The engine ran fine before I pulled it and replaced with a 408. Lifters were a last dicth effort because I had done everything possible and still the same cough.
Rtv only on jackets and front and rear of block. Felpro copper intake gaskets and yes they only go one way or you block water jackets.
Everything people have been trying to help you with assumed it was a STOCK 351W
Now you’re telling us it’s a 408 stroker crate motor.
Also you want us to believe you went to a 408 stroker and kept the stock 351W cam ?
Depending on what cam you really have, it may not ever idle low enough for a street motor.
Please explain. Do you mean your replaced the camshaft timing chain gear and the crankshaft timing chain gear with a set from a roller cam kit, but you didn’t actually install the roller cam? Just the two gears? If so, I presume you did this b/c you had these two gears on-hand and wanted to eliminate worn timing chain gears as a cause. Is that correct?
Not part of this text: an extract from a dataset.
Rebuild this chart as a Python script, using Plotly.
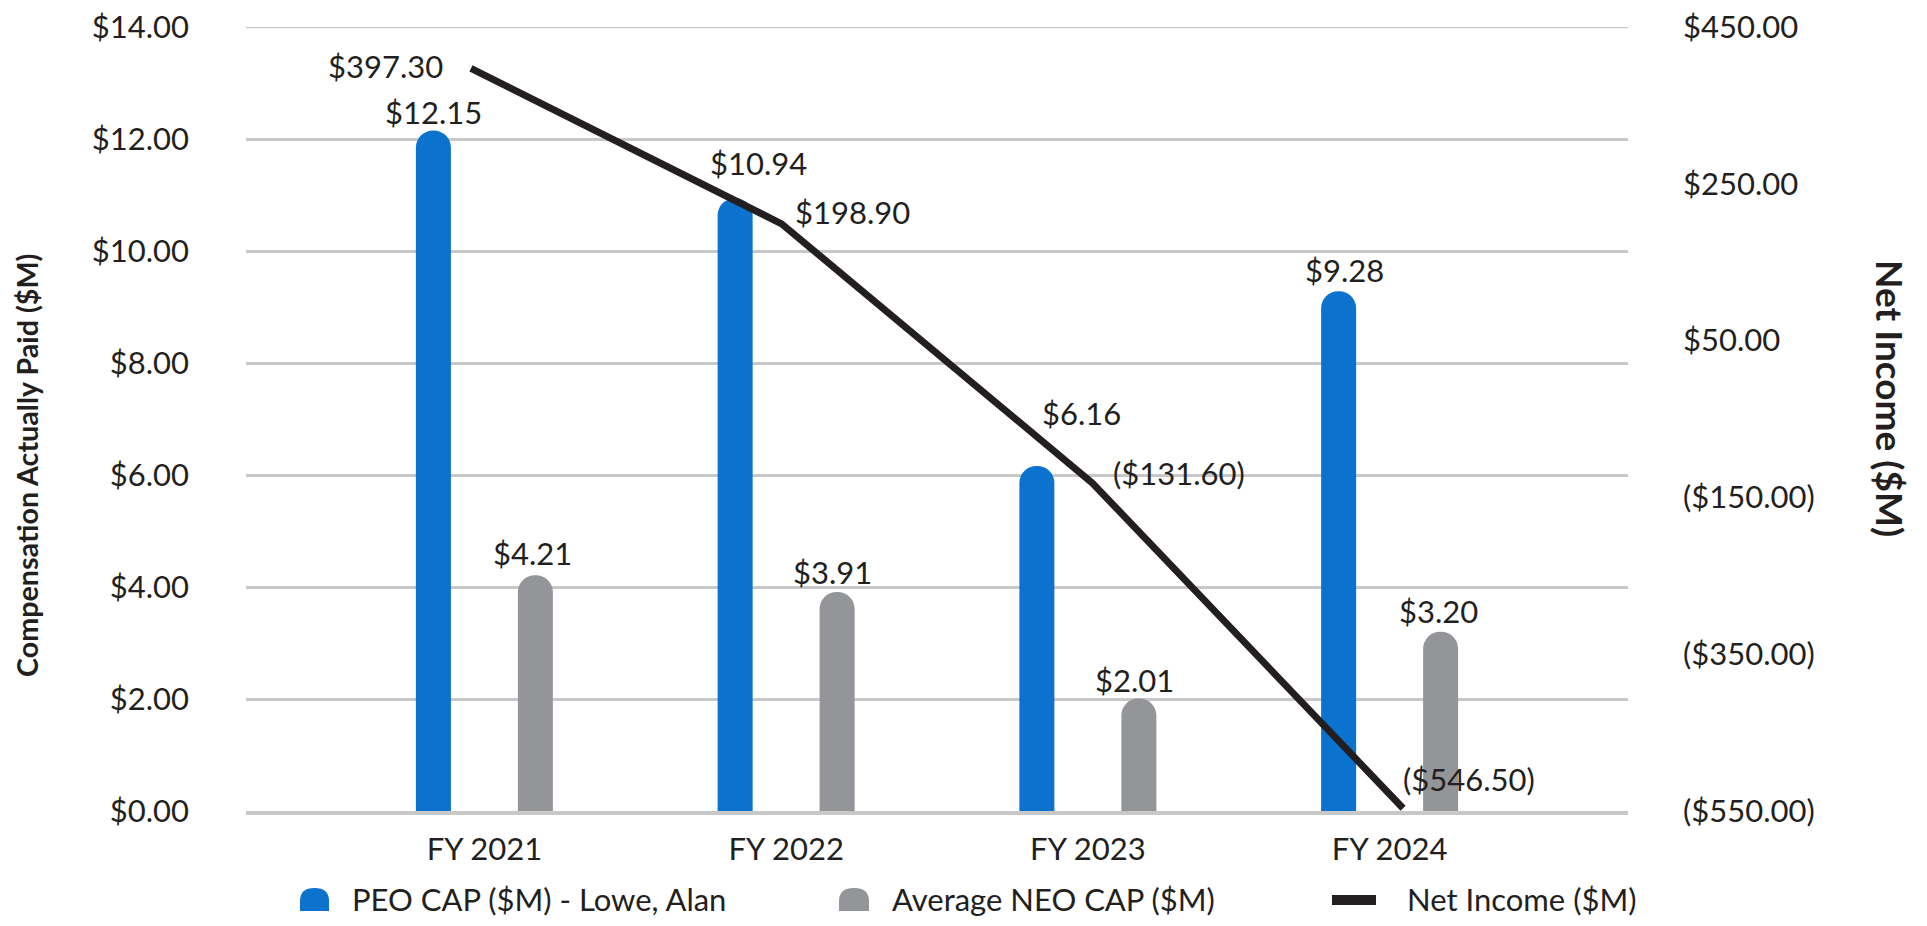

The more I read this thread the more I’m thinking one or more of the valves aren’t opening the correct amount for some reason. Or aren’t closing completely. I’m guessing OP already thought of this idea, which is why OP investigated the possibility of a stuck lifter. But maybe that idea is still on the right track.
I know of somebody who could definitely 100% figure this out, if that’s of any value OP. Mark Sanchez at Advanced Engineering, LA area. He appears often as the mechanic in charge of solving a puzzling engine problem in the Hot Rod to the Rescue articles, Hot Rod magazine, and is very familiar w/Ford engines of that era.
Roller timing chains are common on performance engines.
Start by identifying the cylinder that is causing the back fire. Disconnect and ground the spark plug wire one cylinder at a time until you find the cylinder that is causing the back fire. Next remove the valve cover from the cylinder that is causing the problem and observe the rocker arm operation, see if the valves are opening and closing as the should.
It is a possibility that a cam lobe has been “wiped out” or worn flat. The motor oil sold in the last 20 years does not contain the amount of zinc needed for flat tappet engines.